Gyimah is the 10th minister who has resigned from May’s government due to Brexit. Resignations represent a clear lack of confidence in the Prime Minister’s ability to lead the government, thereby reducing the Prime Minister’s power. May is currently touring rural England to gather support for her Brexit Plan. The criticism she is facing however is only growing in intensity. Eurosceptics within the UK’s government have become increasingly vocal about their disdain for May’s leadership. On the other side of the bench, labour leader, Jeremy Corbyn strongly opposed May’s plan saying her government was the most “shambolick in in living memory”. Corbyn then announced that the Labour party would create an alternative to the Conservative’s Brexit Plan.
In terms of economic outlook, the future scenarios for the UK are quite grim. The government reported that a “no-deal” scenario would lead to an 9.3% contraction in the United Kingdom’s economy. In comparison, the economic crisis of 2008 caused a 4.2% contraction in the United Kingdom’s economy. Multinational corporations have clearly stated how Brexit will impact business in the UK. Banking operations are slowly moving into Europe as immigration restrictions will prevent London based banks from acquiring international talent. Since Brexit, the pound has reduced by 3% against the US dollar and 2.74% against the Euro, pushing down London real estate prices.
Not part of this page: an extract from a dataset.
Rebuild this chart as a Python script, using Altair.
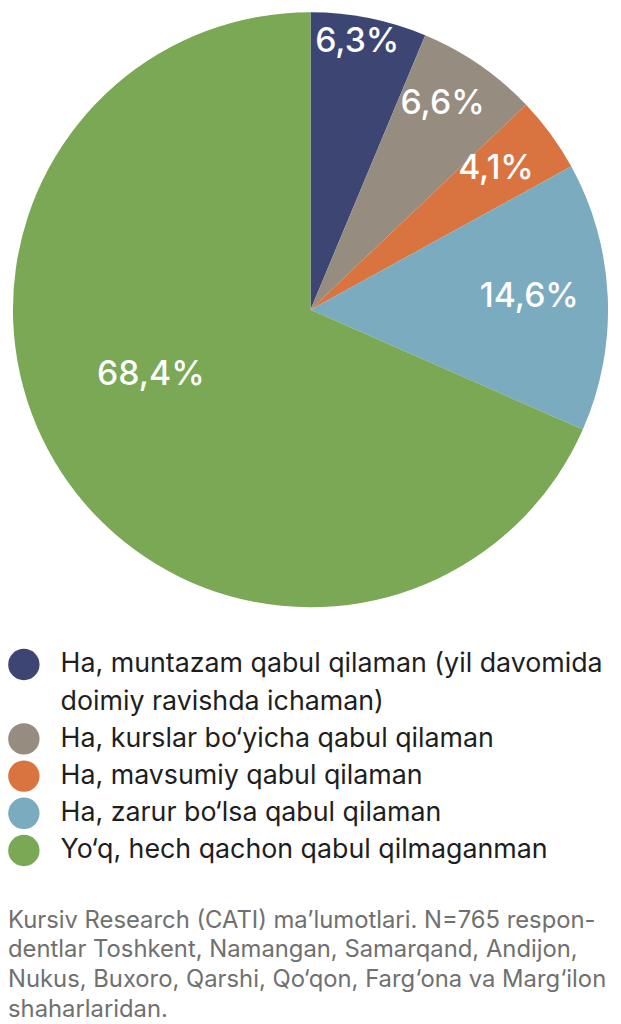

According to Reuters and LonRes, a property data company, London experienced a 25% reduction of houses valuing £2m or more on the London market in the third quarter of 2018 compared to last year.
With a deadline for Brexit in March, which is only a few months away, the United Kingdom must resolve its internal politics before it clashes with the European Union once again. If skepticism of May’s government continues to grow and a vote of no confidence is called, Brexit’s entire economic, political, and social consequences will be felt in the United Kingdom.